> Short problem: All of the data should be repeated exactly; pictures are not part of the copy.

> Recorded information:
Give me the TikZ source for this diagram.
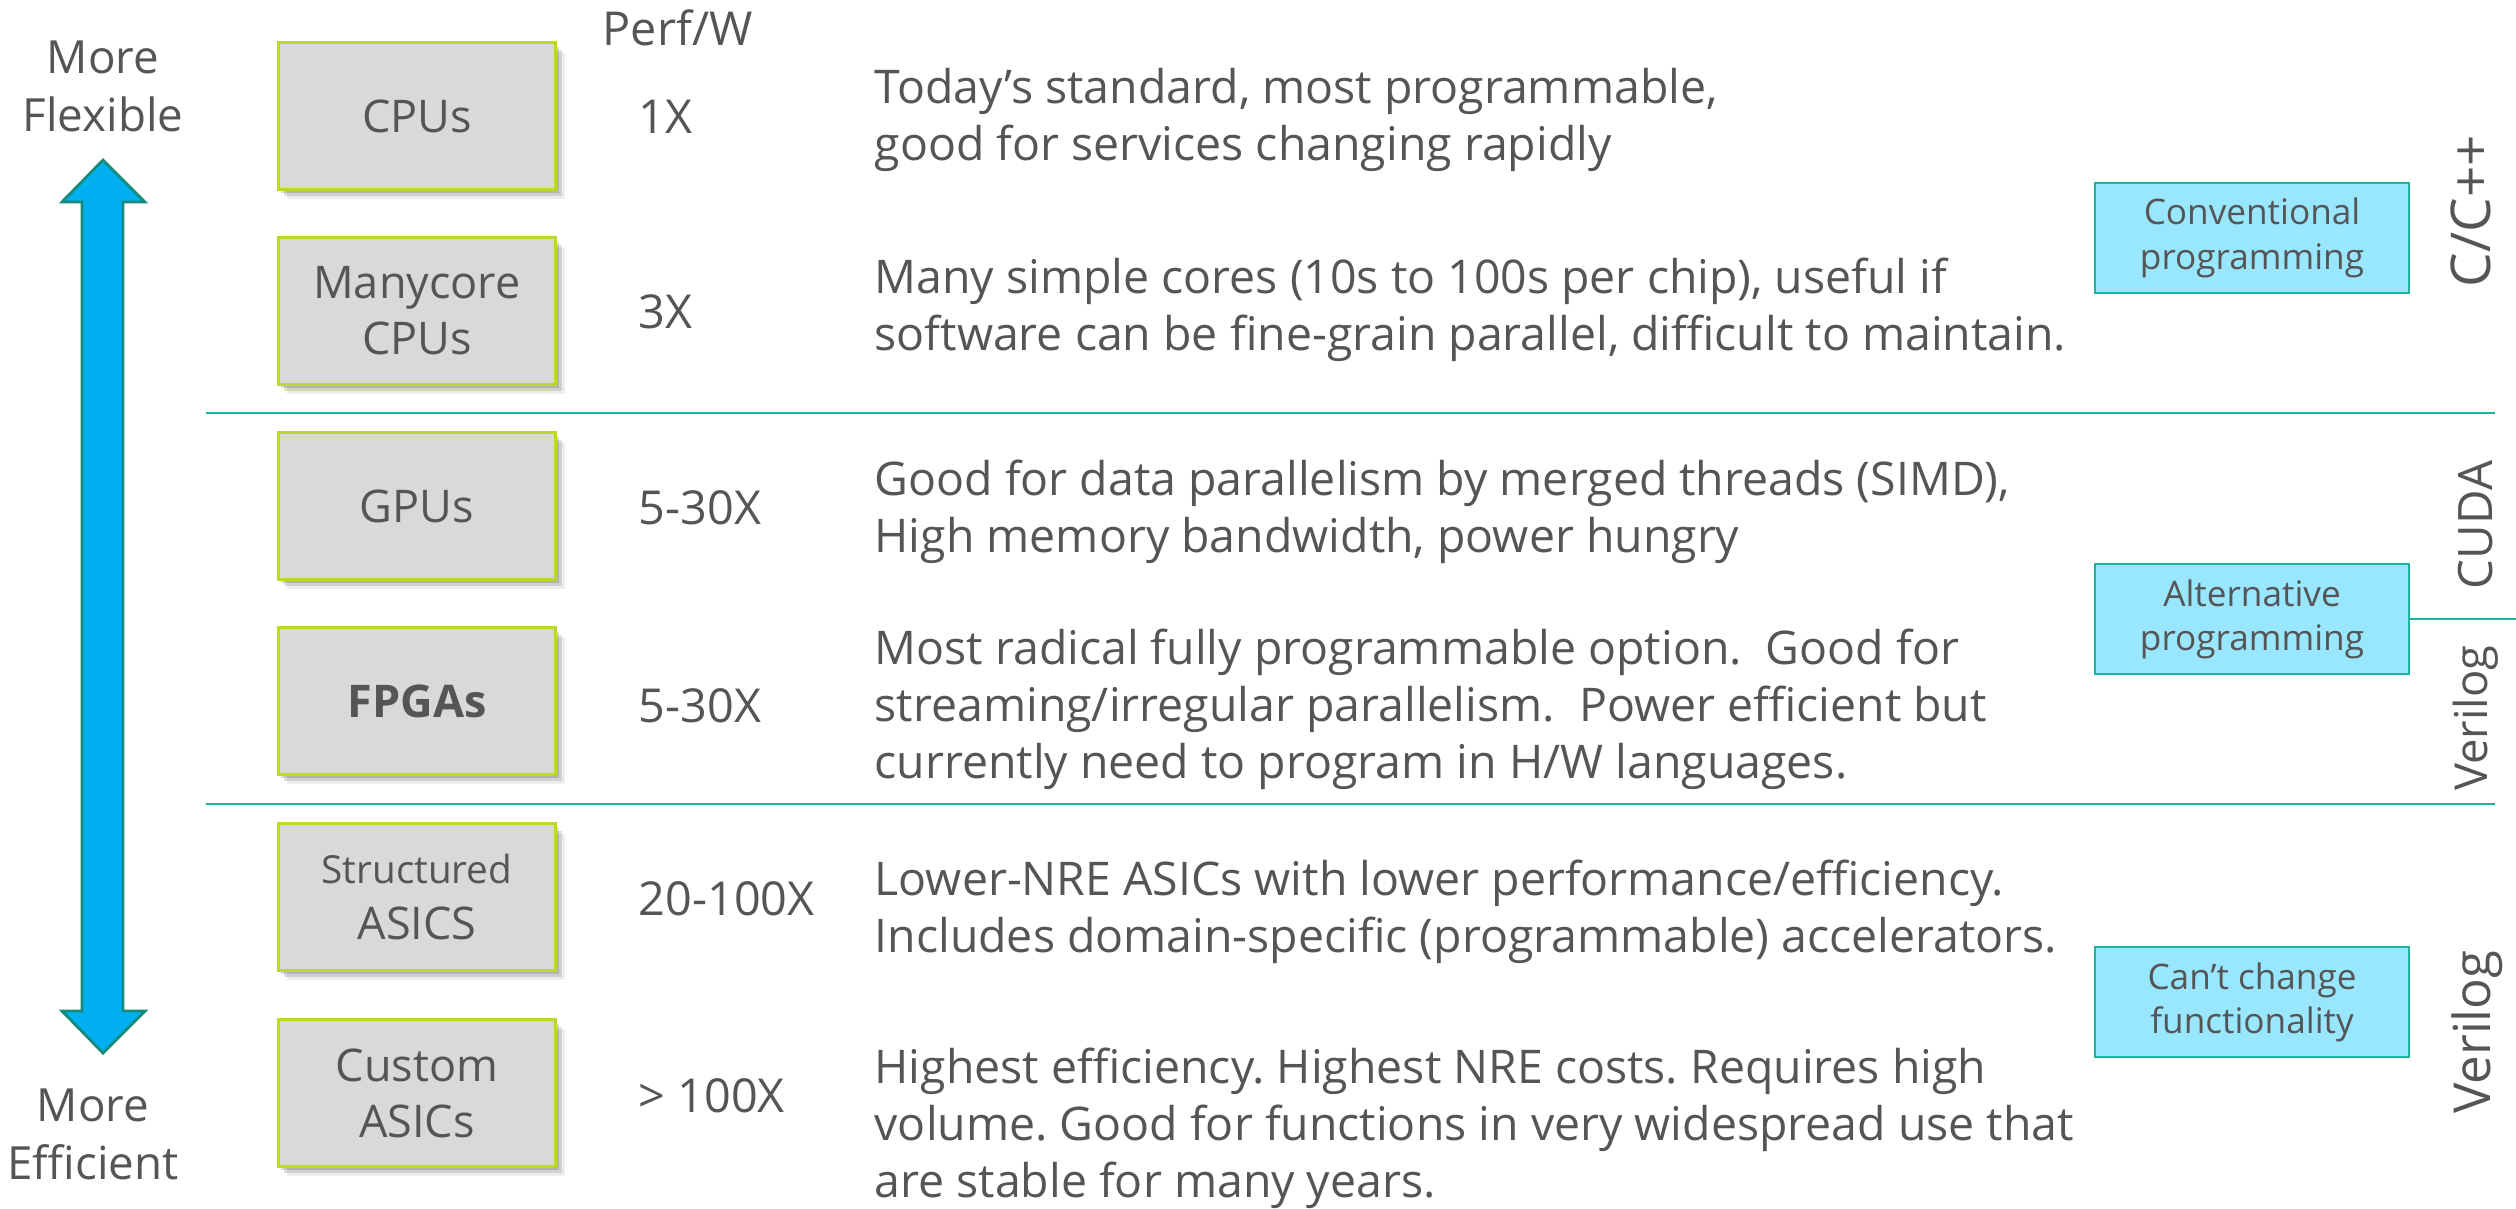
\documentclass[tikz,border=0pt]{standalone}
\usepackage{fontspec}
\setmainfont{Open Sans}
\usetikzlibrary{shadows}
\frenchspacing

\definecolor{txt}{HTML}{555555}
\definecolor{chipfill}{HTML}{D9D9D9}
\definecolor{chipedge}{HTML}{BDD72C}
\definecolor{rulecol}{HTML}{1DB39D}
\definecolor{arrowfill}{HTML}{00B0F0}
\definecolor{arrowedge}{HTML}{168A7C}
\definecolor{notefill}{HTML}{99E6FF}
\definecolor{noteedge}{HTML}{1DB39D}

\tikzset{
  chip/.style={draw=chipedge, line width=0.85pt, fill=chipfill,
    minimum width=2.77cm, minimum height=1.46cm, inner sep=0pt,
    align=center, text=txt, font=\fontsize{12.8}{15.9}\selectfont,
    drop shadow={shadow xshift=0.03cm, shadow yshift=-0.04cm, fill=black, opacity=0.14},
    drop shadow={shadow xshift=0.06cm, shadow yshift=-0.07cm, fill=black, opacity=0.12},
    drop shadow={shadow xshift=0.09cm, shadow yshift=-0.10cm, fill=black, opacity=0.07}},
  perf/.style={anchor=base west, inner sep=0pt, text=txt, font=\fontsize{13.3}{16}\selectfont},
  % placed by the baseline of the last line
  desc/.style={anchor=base west, inner sep=0pt, align=left, text=txt,
    font=\fontsize{13.2}{16.2}\selectfont},
  note/.style={draw=noteedge, line width=0.7pt, fill=notefill,
    minimum width=3.14cm, minimum height=1.10cm, inner sep=0pt,
    align=center, text=txt, font=\fontsize{10}{12.6}\selectfont},
  lang/.style={rotate=90, inner sep=0pt, text=txt},
  side/.style={align=center, inner sep=0pt, text=txt, font=\fontsize{13}{16.5}\selectfont},
  divider/.style={draw=rulecol, line width=0.8pt},
}

\begin{document}
\begin{tikzpicture}[x=0.01cm, y=-0.01cm]
\useasboundingbox (0,0) rectangle (2516,1208);

% flexibility / efficiency axis
\node[side] (flex) at (103,86) {More\\Flexible};
\node[side] (eff) at (93,1134) {More\\Efficient};
\draw[fill=arrowfill, draw=arrowedge, line width=0.8pt, line join=miter]
  (103,160) -- (145,202) -- (123,202) -- (123,1011) -- (145,1011)
  -- (103,1053) -- (62,1011) -- (82,1011) -- (82,202) -- (62,202) -- cycle;

% group dividers
\draw[divider] (206,413) -- (2495,413);
\draw[divider] (206,804) -- (2495,804);

% processor classes
\node[chip] (cpu)  at (417,116) {CPUs};
\node[chip] (many) at (417,311) {Manycore\\CPUs};
\node[chip] (gpu)  at (417,506) {GPUs};
\node[chip] (fpga) at (417,701) {\bfseries FPGAs};
\node[chip] (sasic) at (417,897) {{\fontsize{11}{15.9}\selectfont Structured}\\ASICS};
\node[chip] (casic) at (417,1093) {Custom\\ASICs};

% performance per watt
\node[perf] (phead) at (602,45) {Perf/W};
\node[perf] (p1) at (638,133) {1X};
\node[perf] (p2) at (638,328) {3X};
\node[perf] (p3) at (638,524) {5-30X};
\node[perf] (p4) at (638,722) {5-30X};
\node[perf] (p5) at (638,915) {20-100X};
\node[perf] (p6) at (638,1112) {> 100X};

% descriptions
\node[desc] (d1) at (874,160) {Today’s standard, most programmable,\\good for services changing rapidly};
\node[desc] (d2) at (874,350) {Many simple cores (10s to 100s per chip), useful if\\software can be fine-grain parallel, difficult to maintain.};
\node[desc] (d3) at (874,552) {Good for data parallelism by merged threads (SIMD),\\High memory bandwidth, power hungry};
\node[desc] (d4) at (874,778) {Most radical fully programmable option.\ \ Good for\\streaming/irregular parallelism.\ \ Power efficient but\\currently need to program in H/W languages.};
\node[desc] (d5) at (874,952) {Lower-NRE ASICs with lower performance/efficiency.\\Includes domain-specific (programmable) accelerators.};
\node[desc] (d6) at (874,1197) {Highest efficiency. Highest NRE costs. Requires high\\volume. Good for functions in very widespread use that\\are stable for many years.};

% programming model notes
\node[note] (conv)  at (2252,238) {Conventional\\programming};
\node[note] (alt)   at (2252,619) {Alternative\\programming};
\node[note] (fixed) at (2252,1002) {Can’t change\\functionality};
\coordinate (altend) at (2516,619);
\draw[divider] (alt.east) -- (altend);

% languages
\node[lang, font=\fontsize{15.6}{18}\selectfont] (lcpp) at (2471,211) {C/C++};
\node[lang, font=\fontsize{13.5}{16}\selectfont] (lcuda) at (2475,525) {CUDA};
\node[lang, font=\fontsize{12.9}{16}\selectfont] (lver1) at (2476,718) {Verilog};
\node[lang, font=\fontsize{14.5}{17}\selectfont] (lver2) at (2477,1032) {Verilog};
\end{tikzpicture}
\end{document}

> Task response:
Give me the TikZ source for this diagram.
\documentclass[tikz,border=0pt]{standalone}
\usepackage{fontspec}
\setmainfont{Open Sans}
\usetikzlibrary{shadows}
\frenchspacing

\definecolor{txt}{HTML}{555555}
\definecolor{chipfill}{HTML}{D9D9D9}
\definecolor{chipedge}{HTML}{BDD72C}
\definecolor{rulecol}{HTML}{1DB39D}
\definecolor{arrowfill}{HTML}{00B0F0}
\definecolor{arrowedge}{HTML}{168A7C}
\definecolor{notefill}{HTML}{99E6FF}
\definecolor{noteedge}{HTML}{1DB39D}

\tikzset{
  chip/.style={draw=chipedge, line width=0.85pt, fill=chipfill,
    minimum width=2.77cm, minimum height=1.46cm, inner sep=0pt,
    align=center, text=txt, font=\fontsize{12.8}{15.9}\selectfont,
    drop shadow={shadow xshift=0.03cm, shadow yshift=-0.04cm, fill=black, opacity=0.14},
    drop shadow={shadow xshift=0.06cm, shadow yshift=-0.07cm, fill=black, opacity=0.12},
    drop shadow={shadow xshift=0.09cm, shadow yshift=-0.10cm, fill=black, opacity=0.07}},
  perf/.style={anchor=base west, inner sep=0pt, text=txt, font=\fontsize{13.3}{16}\selectfont},
  % placed by the baseline of the last line
  desc/.style={anchor=base west, inner sep=0pt, align=left, text=txt,
    font=\fontsize{13.2}{16.2}\selectfont},
  note/.style={draw=noteedge, line width=0.7pt, fill=notefill,
    minimum width=3.14cm, minimum height=1.10cm, inner sep=0pt,
    align=center, text=txt, font=\fontsize{10}{12.6}\selectfont},
  lang/.style={rotate=90, inner sep=0pt, text=txt},
  side/.style={align=center, inner sep=0pt, text=txt, font=\fontsize{13}{16.5}\selectfont},
  divider/.style={draw=rulecol, line width=0.8pt},
}

\begin{document}
\begin{tikzpicture}[x=0.01cm, y=-0.01cm]
\useasboundingbox (0,0) rectangle (2516,1208);

% flexibility / efficiency axis
\node[side] (flex) at (103,86) {More\\Flexible};
\node[side] (eff) at (93,1134) {More\\Efficient};
\draw[fill=arrowfill, draw=arrowedge, line width=0.8pt, line join=miter]
  (103,160) -- (145,202) -- (123,202) -- (123,1011) -- (145,1011)
  -- (103,1053) -- (62,1011) -- (82,1011) -- (82,202) -- (62,202) -- cycle;

% group dividers
\draw[divider] (206,413) -- (2495,413);
\draw[divider] (206,804) -- (2495,804);

% processor classes
\node[chip] (cpu)  at (417,116) {CPUs};
\node[chip] (many) at (417,311) {Manycore\\CPUs};
\node[chip] (gpu)  at (417,506) {GPUs};
\node[chip] (fpga) at (417,701) {\bfseries FPGAs};
\node[chip] (sasic) at (417,897) {{\fontsize{11}{15.9}\selectfont Structured}\\ASICS};
\node[chip] (casic) at (417,1093) {Custom\\ASICs};

% performance per watt
\node[perf] (phead) at (602,45) {Perf/W};
\node[perf] (p1) at (638,133) {1X};
\node[perf] (p2) at (638,328) {3X};
\node[perf] (p3) at (638,524) {5-30X};
\node[perf] (p4) at (638,722) {5-30X};
\node[perf] (p5) at (638,915) {20-100X};
\node[perf] (p6) at (638,1112) {> 100X};

% descriptions
\node[desc] (d1) at (874,160) {Today’s standard, most programmable,\\good for services changing rapidly};
\node[desc] (d2) at (874,350) {Many simple cores (10s to 100s per chip), useful if\\software can be fine-grain parallel, difficult to maintain.};
\node[desc] (d3) at (874,552) {Good for data parallelism by merged threads (SIMD),\\High memory bandwidth, power hungry};
\node[desc] (d4) at (874,778) {Most radical fully programmable option.\ \ Good for\\streaming/irregular parallelism.\ \ Power efficient but\\currently need to program in H/W languages.};
\node[desc] (d5) at (874,952) {Lower-NRE ASICs with lower performance/efficiency.\\Includes domain-specific (programmable) accelerators.};
\node[desc] (d6) at (874,1197) {Highest efficiency. Highest NRE costs. Requires high\\volume. Good for functions in very widespread use that\\are stable for many years.};

% programming model notes
\node[note] (conv)  at (2252,238) {Conventional\\programming};
\node[note] (alt)   at (2252,619) {Alternative\\programming};
\node[note] (fixed) at (2252,1002) {Can’t change\\functionality};
\coordinate (altend) at (2516,619);
\draw[divider] (alt.east) -- (altend);

% languages
\node[lang, font=\fontsize{15.6}{18}\selectfont] (lcpp) at (2471,211) {C/C++};
\node[lang, font=\fontsize{13.5}{16}\selectfont] (lcuda) at (2475,525) {CUDA};
\node[lang, font=\fontsize{12.9}{16}\selectfont] (lver1) at (2476,718) {Verilog};
\node[lang, font=\fontsize{14.5}{17}\selectfont] (lver2) at (2477,1032) {Verilog};
\end{tikzpicture}
\end{document}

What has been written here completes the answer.